Within wealthy resource producers, price driven cost-allocation reclaims demand and propels the shrinkage of resource exports. This forms the basis of the Jeffrey Brown- Sam Foucher Net Export Model. Increased resource prices allow producers to import demand from advanced countries in the form of energy- consuming goods such as automobiles, factories, water desalinization, power- driven toys and the infrastructure upon which to run them. Use of these goods reduces the amounts of fuel or other resources available for export. At some point the rate of domestic consumption exceeds the rate of extraction leaving nothing to export. Here, resource constraints and resulting high prices become the amplifier of depletion as the high prices provide incentives to keep demand at home rather than exporting it.
The Establishment finds itself trapped by the consequences of expanding modernity and the free flow of demand. Instead of the four or more Saudi Arabias needed to increase fuel supply, the world discovers the emergence of dozens more Chinas. Popping out of the woodwork like bedbugs, these dynamic developing countries make ready to outstrip demand in the geriatric OECD. Development and income for the one- billion unemployed youths is set to drive prices to the point of deflationary collapse, cannibalizing itself along with the West’s beloved auto- centric waste- based economies.

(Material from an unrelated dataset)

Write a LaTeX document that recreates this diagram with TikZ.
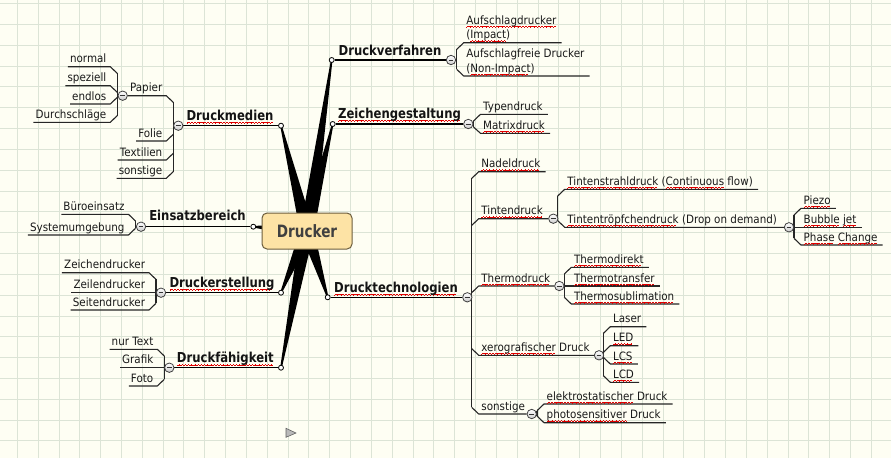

This takes place at the same time rising costs have created a zero- sum economic environment where growth in one area is at the expense of expansion elsewhere. Rising costs of inputs shrink margins everywhere. The ability of the economy to provide for all has been exceeded by the increase in the ‘all’ part along with the diminution of the material needed by the ‘provide’ part.
Zero- sum leaves as the remaining component of US foreign policy the institutional tolerance/backdoor support for failed states. These states have negligible organic demand for resources leaving the bulk for trans- national consumers. Only the necessary minimum of ‘security’ is required so that raw materials can be exported to the West. This implies a hierarchy of policy tactics. When the ‘Dictator-in-a-suit’ veneer of modernity and endless empty promises proves insufficient to stifle restive populations and allow controversy- free export of demand, the alternative becomes pseudo- religious ‘mullah regimes’ followed by the arming and pitching of factions against each other. In these purposefully ruined places, bandits flourish while US- trained and equipped mercenary forces keep a watchful eye over petroleum and mineral infrastructures as in Iraq, Nigeria and Democratic Republic of Congo.

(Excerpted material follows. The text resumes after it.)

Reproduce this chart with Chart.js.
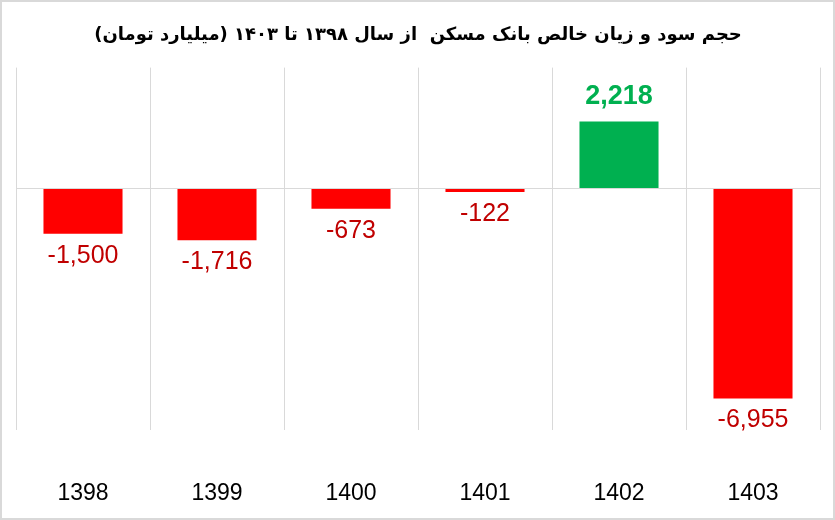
<!DOCTYPE html>
<html>
<head>
	<meta charset="utf-8">
	<title>Bank Maskan</title>
	<script src="https://cdn.jsdelivr.net/npm/chart.js"></script>
	<style>
		body { margin: 0; background: #fff; }
	</style>
</head>
<body>
	<canvas id="myChart" width="835" height="520"></canvas>
	<script>
		// data
		var years = ['1398', '1399', '1400', '1401', '1402', '1403'];
		var profitLoss = [-1500, -1716, -673, -122, 2218, -6955];
		var chartTitle = 'حجم سود و زیان خالص بانک مسکن  از سال ۱۳۹۸ تا ۱۴۰۳ (میلیارد تومان)';

		var barColors = profitLoss.map(v => v >= 0 ? '#00b050' : '#ff0000');

		// labels on bars
		var valueLabels = {
			id: 'valueLabels',
			afterDatasetsDraw(chart) {
				var ctx = chart.ctx;
				var meta = chart.getDatasetMeta(0);
				ctx.save();
				ctx.textAlign = 'center';
				ctx.textBaseline = 'middle';
				meta.data.forEach((bar, i) => {
					var v = profitLoss[i];
					var txt = v.toLocaleString('en-US');
					if (v >= 0) {
						ctx.font = 'bold 27px "Liberation Sans"';
						ctx.fillStyle = '#00b050';
						ctx.fillText(txt, bar.x, bar.y - 25);
					} else {
						ctx.font = '25px "Liberation Sans"';
						ctx.fillStyle = '#c00000';
						ctx.fillText(txt, bar.x, bar.y + 22);
					}
				});
				ctx.restore();
			}
		};

		var frame = {
			id: 'frame',
			beforeDraw(chart) {
				var ctx = chart.ctx;
				ctx.save();
				ctx.fillStyle = '#fff';
				ctx.fillRect(0, 0, chart.width, chart.height);
				ctx.strokeStyle = '#d9d9d9';
				ctx.lineWidth = 2;
				ctx.strokeRect(1, 1, chart.width - 2, chart.height - 2);
				ctx.restore();
			}
		};

		var ctx = document.getElementById('myChart').getContext('2d');
		var chart = new Chart(ctx, {
			type: 'bar',
			data: {
				labels: years,
				datasets: [{
					data: profitLoss,
					backgroundColor: barColors,
					borderWidth: 0,
					barPercentage: 0.59,
					categoryPercentage: 1
				}]
			},
			options: {
				responsive: false,
				animation: false,
				layout: { padding: { left: 16, right: 15, bottom: 0 } },
				plugins: {
					legend: { display: false },
					tooltip: { enabled: false },
					title: {
						display: true,
						text: chartTitle,
						color: '#000',
						font: { family: 'DejaVu Sans', size: 18, weight: 'bold' },
						padding: { top: 25, bottom: 21 }
					}
				},
				scales: {
					x: {
						grid: { color: '#d9d9d9', drawTicks: false },
						border: { display: false },
						ticks: {
							color: '#000',
							font: { family: 'Liberation Sans', size: 23 },
							padding: 50
						},
						afterFit(scale) { scale.height = 90; }
					},
					y: {
						min: -8000,
						max: 4000,
						ticks: { display: false, stepSize: 1000 },
						border: { display: false },
						grid: {
							drawTicks: false,
							color: c => c.tick.value === 0 ? '#d9d9d9' : 'rgba(0,0,0,0)'
						}
					}
				}
			},
			plugins: [frame, valueLabels]
		});
	</script>
</body>
</html>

Even if nations have little in the way of resources to exploit, reducing populations to destitution as is the case of Somalia effectively rations demand and makes it available elsewhere. Fuel not used in Haiti or Pakistan becomes fuel available for sale cheaply in California or Rotterdam.

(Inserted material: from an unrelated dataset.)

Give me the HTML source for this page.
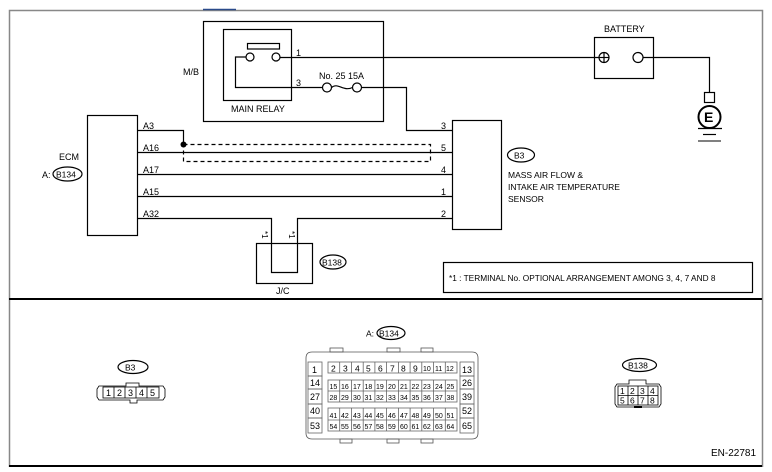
<!DOCTYPE html>
<html><head><meta charset="utf-8"><style>
html,body{margin:0;padding:0;background:#fff;}
svg{display:block;font-family:"Liberation Sans",Arial,sans-serif;}
</style></head><body>
<svg width="772" height="472" viewBox="0 0 772 472" xmlns="http://www.w3.org/2000/svg">
<rect x="0" y="0" width="772" height="472" fill="#fff"/>
<path d="M9.5 467 V10.5 H762.5 V467" fill="none" stroke="#888" stroke-width="1.5"/>
<line x1="203" y1="9.5" x2="236" y2="9.5" stroke="#2a4a8a" stroke-width="1.5"/>
<line x1="9" y1="299" x2="762" y2="299" stroke="#000" stroke-width="2"/>
<line x1="9" y1="466" x2="762" y2="466" stroke="#000" stroke-width="2"/>
<g fill="none" stroke="#000" stroke-width="1.2">
<rect x="203.5" y="21.5" width="180" height="100"/>
<rect x="223.5" y="29.5" width="68" height="71"/>
<rect x="247.5" y="43.5" width="32" height="5.5"/>
<circle cx="250" cy="57" r="4"/>
<circle cx="276" cy="57" r="4"/>
<path d="M246 57 H235.5 V87.5 H323"/>
<line x1="280" y1="57.5" x2="599" y2="57.5"/>
<circle cx="327" cy="87.5" r="4.5"/>
<circle cx="357" cy="87.5" r="4.5"/>
<path d="M331.5 87.5 C338 82,343 92,352.5 87.5"/>
<path d="M361.5 87.5 H406.5 V130.5 H452"/>
<rect x="594.5" y="37.5" width="59" height="41"/>
<circle cx="604" cy="57.5" r="5"/>
<line x1="599" y1="57.5" x2="609" y2="57.5"/>
<line x1="604" y1="52.5" x2="604" y2="62.5"/>
<circle cx="638" cy="57.5" r="5"/>
<path d="M643 57.5 H709.5 V92"/>
<rect x="704.5" y="92.5" width="10" height="10"/>
<circle cx="709.5" cy="117" r="11" stroke-width="2"/>
<line x1="698" y1="128.5" x2="722" y2="128.5"/>
<line x1="703" y1="134.5" x2="716" y2="134.5"/>
<rect x="87.5" y="115.5" width="50" height="120"/>
<rect x="452.5" y="120.5" width="49" height="109"/>
<path d="M137.5 130.5 H183.5 V144"/>
<line x1="137.5" y1="152.5" x2="452" y2="152.5"/>
<line x1="137.5" y1="174.5" x2="452" y2="174.5"/>
<line x1="137.5" y1="196.5" x2="452" y2="196.5"/>
<path d="M137.5 218.5 H271.5 V272.5 H297.5 V218.5 H452"/>
<path d="M183.5 144.5 H430.5 V161.5 H183.5 V144.5" stroke-dasharray="4,3"/>
<rect x="256.5" y="243.5" width="56" height="40"/>
<ellipse cx="333" cy="262" rx="13" ry="7"/>
<ellipse cx="521" cy="155" rx="13.5" ry="7"/>
<ellipse cx="67.5" cy="174" rx="14.5" ry="7"/>
<rect x="443.5" y="262.5" width="309" height="30"/>
<ellipse cx="133" cy="367" rx="15" ry="6.5"/>
<ellipse cx="391" cy="333" rx="14" ry="6.5"/>
<ellipse cx="639.5" cy="365" rx="17" ry="6.5"/>
</g>
<circle cx="183.5" cy="144.5" r="3" fill="#000"/>
<line x1="698" y1="141" x2="721" y2="141" stroke="#000" stroke-width="1"/>
<g font-size="9" fill="#000">
<text x="183" y="75">M/B</text>
<text x="231" y="112">MAIN RELAY</text>
<text x="296" y="56">1</text>
<text x="296" y="86">3</text>
<text x="319" y="79">No. 25  15A</text>
<text x="604" y="32">BATTERY</text>
<text x="704" y="122" font-size="14" font-weight="bold">E</text>
<text x="59" y="160">ECM</text>
<text x="42" y="178">A:</text>
<text x="56" y="177.5" font-size="8.5">B134</text>
<text x="143" y="129">A3</text>
<text x="143" y="151">A16</text>
<text x="143" y="173">A17</text>
<text x="143" y="195">A15</text>
<text x="143" y="217">A32</text>
<text x="441" y="129">3</text>
<text x="441" y="151">5</text>
<text x="441" y="173">4</text>
<text x="441" y="195">1</text>
<text x="441" y="217">2</text>
<text x="514" y="158.5" font-size="8.5">B3</text>
<text x="508" y="178" font-size="8.5">MASS AIR FLOW &amp;</text>
<text x="508" y="190" font-size="8.5">INTAKE AIR TEMPERATURE</text>
<text x="508" y="202" font-size="8.5">SENSOR</text>
<text x="322" y="265.5" font-size="8.5">B138</text>
<text x="276" y="294">J/C</text>
<text transform="translate(262,231) rotate(90)" font-size="8">*1</text>
<text transform="translate(289,231) rotate(90)" font-size="8">*1</text>
<text x="449" y="281" font-size="8.3">*1 : TERMINAL No. OPTIONAL ARRANGEMENT AMONG 3, 4, 7 AND 8</text>
<text x="125" y="370.5" font-size="8.5">B3</text>
<text x="366" y="336.5" font-size="8.5">A:</text>
<text x="379" y="336.5" font-size="8.5">B134</text>
<text x="628" y="368.5" font-size="8.5">B138</text>
<text x="711" y="456" font-size="10">EN-22781</text>
</g>
<g fill="none" stroke="#000" stroke-width="0.8">
<path d="M99 386 H126 V383 H139 V386 H163 L165 389 V397 L163 400 H137 V403 H130 V400 H99 L97 397 V389 Z"/>
<rect x="103" y="387" width="56" height="11"/>
<line x1="114" y1="387" x2="114" y2="398"/><line x1="125" y1="387" x2="125" y2="398"/>
<line x1="136" y1="387" x2="136" y2="398"/><line x1="147" y1="387" x2="147" y2="398"/>
</g>
<g font-size="9" fill="#000">
<text x="106" y="396">1</text><text x="117" y="396">2</text><text x="128" y="396">3</text><text x="139" y="396">4</text><text x="150" y="396">5</text>
</g>
<g fill="none" stroke="#000" stroke-width="0.8">
<path d="M617 384 H629 V380 H646 V384 H659 L661 387 V404 L659 407 H617 L615 404 V387 Z"/>
<rect x="618" y="386" width="40" height="19"/>
<line x1="618" y1="395.5" x2="658" y2="395.5"/>
<line x1="628" y1="386" x2="628" y2="405"/><line x1="638" y1="386" x2="638" y2="405"/><line x1="648" y1="386" x2="648" y2="405"/>
</g>
<rect x="634" y="406" width="8" height="2" fill="#000"/>
<g font-size="8.5" fill="#000">
<text x="620" y="394">1</text><text x="630" y="394">2</text><text x="640" y="394">3</text><text x="650" y="394">4</text>
<text x="620" y="403.5">5</text><text x="630" y="403.5">6</text><text x="640" y="403.5">7</text><text x="650" y="403.5">8</text>
</g>
<g fill="none" stroke="#555" stroke-width="0.8">
<path d="M312 352 H472 Q478 352 478 358 V433 Q478 439 472 439 H312 Q306 439 306 433 V358 Q306 352 312 352 Z"/>
<rect x="330" y="348" width="13" height="4"/><rect x="387" y="348" width="13" height="4"/><rect x="421" y="348" width="12" height="4"/>
<rect x="340" y="439" width="12" height="4"/><rect x="387" y="439" width="12" height="4"/><rect x="421" y="439" width="12" height="4"/>
</g>
<g fill="none" stroke="#666" stroke-width="0.8">
<rect x="308" y="362" width="14" height="14"/><rect x="308" y="376" width="14" height="13"/><rect x="308" y="389" width="14" height="15"/><rect x="308" y="404" width="14" height="14"/><rect x="308" y="418" width="14" height="15"/>
<rect x="460" y="362" width="14" height="14"/><rect x="460" y="376" width="14" height="13"/><rect x="460" y="389" width="14" height="15"/><rect x="460" y="404" width="14" height="14"/><rect x="460" y="418" width="14" height="15"/>
</g>
<g font-size="9" fill="#000">
<text x="312" y="373">1</text><text x="310" y="386">14</text><text x="310" y="400">27</text><text x="310" y="414">40</text><text x="310" y="429">53</text>
<text x="462" y="373">13</text><text x="462" y="386">26</text><text x="462" y="400">39</text><text x="462" y="414">52</text><text x="462" y="429">65</text>
</g>
<g fill="none" stroke="#666" stroke-width="0.8">
<rect x="328" y="362" width="129" height="11"/>
<rect x="328" y="380" width="129" height="22"/><line x1="328" y1="391" x2="457" y2="391"/>
<rect x="328" y="408" width="129" height="23"/><line x1="328" y1="420" x2="457" y2="420"/>
<path d="M339.7 362V373M351.5 362V373M363.2 362V373M374.9 362V373M386.6 362V373M398.4 362V373M410.1 362V373M421.8 362V373M433.5 362V373M445.3 362V373"/>
<path d="M339.7 380V402M351.5 380V402M363.2 380V402M374.9 380V402M386.6 380V402M398.4 380V402M410.1 380V402M421.8 380V402M433.5 380V402M445.3 380V402"/>
<path d="M339.7 408V431M351.5 408V431M363.2 408V431M374.9 408V431M386.6 408V431M398.4 408V431M410.1 408V431M421.8 408V431M433.5 408V431M445.3 408V431"/>
</g>
<g font-size="8.5" fill="#000">
<text x="331" y="371.5">2</text><text x="343" y="371.5">3</text><text x="355" y="371.5">4</text><text x="366" y="371.5">5</text><text x="378" y="371.5">6</text><text x="390" y="371.5">7</text><text x="401" y="371.5">8</text><text x="413" y="371.5">9</text>
<g font-size="7"><text x="423" y="371">10</text><text x="435" y="371">11</text><text x="446" y="371">12</text></g>
</g>
<g font-size="7" fill="#000">
<text x="329.5" y="389">15</text><text x="341" y="389">16</text><text x="353" y="389">17</text><text x="364.5" y="389">18</text><text x="376" y="389">19</text><text x="388" y="389">20</text><text x="400" y="389">21</text><text x="411.5" y="389">22</text><text x="423" y="389">23</text><text x="435" y="389">24</text><text x="446.5" y="389">25</text>
<text x="329.5" y="400">28</text><text x="341" y="400">29</text><text x="353" y="400">30</text><text x="364.5" y="400">31</text><text x="376" y="400">32</text><text x="388" y="400">33</text><text x="400" y="400">34</text><text x="411.5" y="400">35</text><text x="423" y="400">36</text><text x="435" y="400">37</text><text x="446.5" y="400">38</text>
<text x="329.5" y="418">41</text><text x="341" y="418">42</text><text x="353" y="418">43</text><text x="364.5" y="418">44</text><text x="376" y="418">45</text><text x="388" y="418">46</text><text x="400" y="418">47</text><text x="411.5" y="418">48</text><text x="423" y="418">49</text><text x="435" y="418">50</text><text x="446.5" y="418">51</text>
<text x="329.5" y="429">54</text><text x="341" y="429">55</text><text x="353" y="429">56</text><text x="364.5" y="429">57</text><text x="376" y="429">58</text><text x="388" y="429">59</text><text x="400" y="429">60</text><text x="411.5" y="429">61</text><text x="423" y="429">62</text><text x="435" y="429">63</text><text x="446.5" y="429">64</text>
</g>
</svg>
</body></html>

This is the challenge for those who would replace the Mubaraks of this world. “Apres moi, le deluge”; after me comes the storm; after Mubarak comes Islamist gangs supported by shadowy intelligence agencies and commandos- for- hire exporting chaos, seeking to eradicate demand. Can the democratic idealists cope?
They have few allies: The comfortable in the West are miniature Mubaraks, clinging desperately to the 20th century advertising ideals of excess personal consumption, luxury and pointless mobility- as- an- entitlement. There is no incentive for America’s viceroys refuse to surrender their prerogatives when their clients overseas refuse to even consider theirs.